U.S. Senators Marco Rubio (R-FL), Rick Scott (R-FL), Joni Ernst (R-IA), Josh Hawley (R-MO) and Jeanne Shaheen (D-NH) reintroduced the TSP Act in the Senate. U.S. Representatives Michael Waltz (R-FL), Chrissy Houlahan (D-PA), John Rutherford (R-FL), Elise Stefanik (R-NY), Mike Gallagher (R-WI), and August Pfluger (R-TX) introduced the bill in the House.

“We applaud the reintroduction of bipartisan, bicameral legislation to ban federal retirement savings from flowing to CCP companies that are directly aiding and abetting Beijing’s military modernization, surveillance state, and other malign activities,” said Zach Mottl, Chairman of CPA. “CPA’s research raises serious red flags about the TSP’s exposure to mutual funds that are heavily weighted towards Chinese companies — 22 percent on average — including those building aircraft carriers, using forced labor, and perfecting the CCP’s Orwellian surveillance state. It is unconscionable that, despite the U.S. government either sanctioning or listing these Chinese companies as national security risks, the TSP board is marketing these funds as a safe investment to federal government employees, including active members of our military and our nation’s veterans.”

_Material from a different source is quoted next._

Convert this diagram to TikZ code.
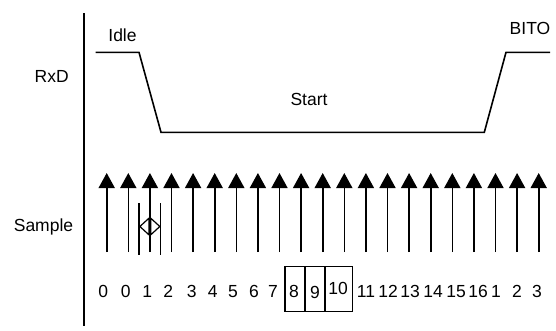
\documentclass[tikz,border=0pt]{standalone}
\usepackage{fontspec}
\setmainfont{Liberation Sans}
\usetikzlibrary{arrows.meta}
\begin{document}
\begin{tikzpicture}[x=1pt, y=-1pt,
    wave/.style={line width=1.6pt, line join=miter},
    sample/.style={line width=1.6pt, -{Triangle[length=15pt, width=16pt]}},
    lbl/.style={anchor=base, inner sep=0pt, font=\fontsize{17.5}{20}\selectfont},
    cnt/.style={lbl},
    slot/.style={draw, line width=1.2pt, minimum width=20pt, minimum height=45pt, inner sep=0pt}]
    \useasboundingbox (0,0) rectangle (556,330);
    % Axis
    \draw[line width=1.6pt] (84,13) coordinate (axtop) -- (84,326) coordinate (axbot);
    % Signal names
    \node[lbl] (rxd) at (51.7,82) {RxD};
    \node[lbl] (smp) at (43.5,231) {Sample};
    % RxD waveform
    \draw[wave] (95.7,52.3) coordinate (w0) -- (139,52.3) coordinate (w1)
        -- (161,132.3) coordinate (w2) -- (484.3,132.3) coordinate (w3)
        -- (506,52.3) coordinate (w4) -- (550,52.3) coordinate (w5);
    \node[lbl] (idle) at (122.5,41) {Idle};
    \node[lbl] (start) at (309,105) {Start};
    \node[lbl] (bito) at (530,34) {BITO};
    % Sample arrows
    \foreach \i in {0,...,20} {
        \draw[sample] (106.7+21.6*\i,252) coordinate (s\i) -- (106.7+21.6*\i,173) coordinate (t\i);
    }
    % Sample width
    \draw[line width=1.2pt] (139,203) coordinate (m0) -- (139,255);
    \draw[line width=1.2pt] (160.7,203) coordinate (m1) -- (160.7,255);
    \draw[line width=1.2pt, {Triangle[open, length=10.5pt, width=19pt]}-{Triangle[open, length=10.5pt, width=19pt]}]
        (139,226.5) coordinate (d0) -- (160.7,226.5) coordinate (d1);
    % Counter values
    \foreach \x/\v [count=\k] in {103.3/0,125.7/0,147.3/1,168.3/2,191.7/3,212.7/4,233/5,254/6,273/7,
        366/11,388/12,410/13,433/14,456/15,478/16,496/1,517/2,537/3} {
        \node[cnt] (c\k) at (\x,297) {\v};
    }
    % Middle samples
    \node[slot] (b8) at (295,289.2) {};
    \node[slot] (b9) at (315,289.2) {};
    \node[slot, minimum width=27.7pt] (b10) at (338.85,289.2) {};
    \node[cnt] (c8) at (294,297) {8};
    \node[cnt] (c9) at (315,298.5) {9};
    \node[cnt] (c10) at (338,294.5) {10};
\end{tikzpicture}
\end{document}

Alongside the #NoTSP4CCP Coalition, CPA commissioned a deep-dive into the Mutual Fund Window’s offerings to determine the extent of which bad-actor Chinese companies were receiving capital from the TSP, the federal government’s 401K plan and the largest defined contribution plan in the world.

CPA found that within the mix of the 5,000 different funds offered, at least 22 are China-only funds. The Federal Retirement Thrift Investment Board (FRTIB) has publicly admitted that it does not “evaluate or monitor any of the mutual funds to ensure that they are prudent investments” on behalf of TSP participants. These 22 funds do not carry any specific warnings for potential TSP investors.

CPA’s research also found that five of the largest international funds in the Window had an average weight of 22 percent toward Chinese companies, and all five funds held companies listed on the U.S. Department of Treasury’s list of Chinese Military-Industrial Companies, the Department of Commerce Entity List, the Commerce Department’s Unverified list, or the Department of Defense Chinese Military Companies list. Companies are placed on these lists because they threaten U.S. national interests, have been involved in serious technology theft, and/or are implicated in the genocide of the Uyghur people.

Last November, Robby Stephany Saunders, CPA’s Vice President of National Security, authored an op-ed in The Washington Times that called for Congress to pass legislation to ban the FRTIB from investing federal retirement savings in the TSP in Chinese companies.

Congress must tackle Beijing’s access to U.S. financial markets, including passive investment products such as exchange-traded funds (ETFs) and mutual funds. This is a key means by which Beijing continually funnels billions of American investment dollars to Chinese companies.

“It’s now a national security issue — that Wall Street continues to trade funds that have significant exposure to companies owned or controlled by the Chinese Communist Party (CCP). Particularly concerning is the federal employee Thrift Savings Plan (TSP), which contains at least 22 China-only funds. To counter this, Congress must pass legislation that will instruct the Federal Retirement Thrift Investment Board (FRTIB) to remove adversarial Chinese firms from the investments of federal workers, military families, veterans and even members of Congress.”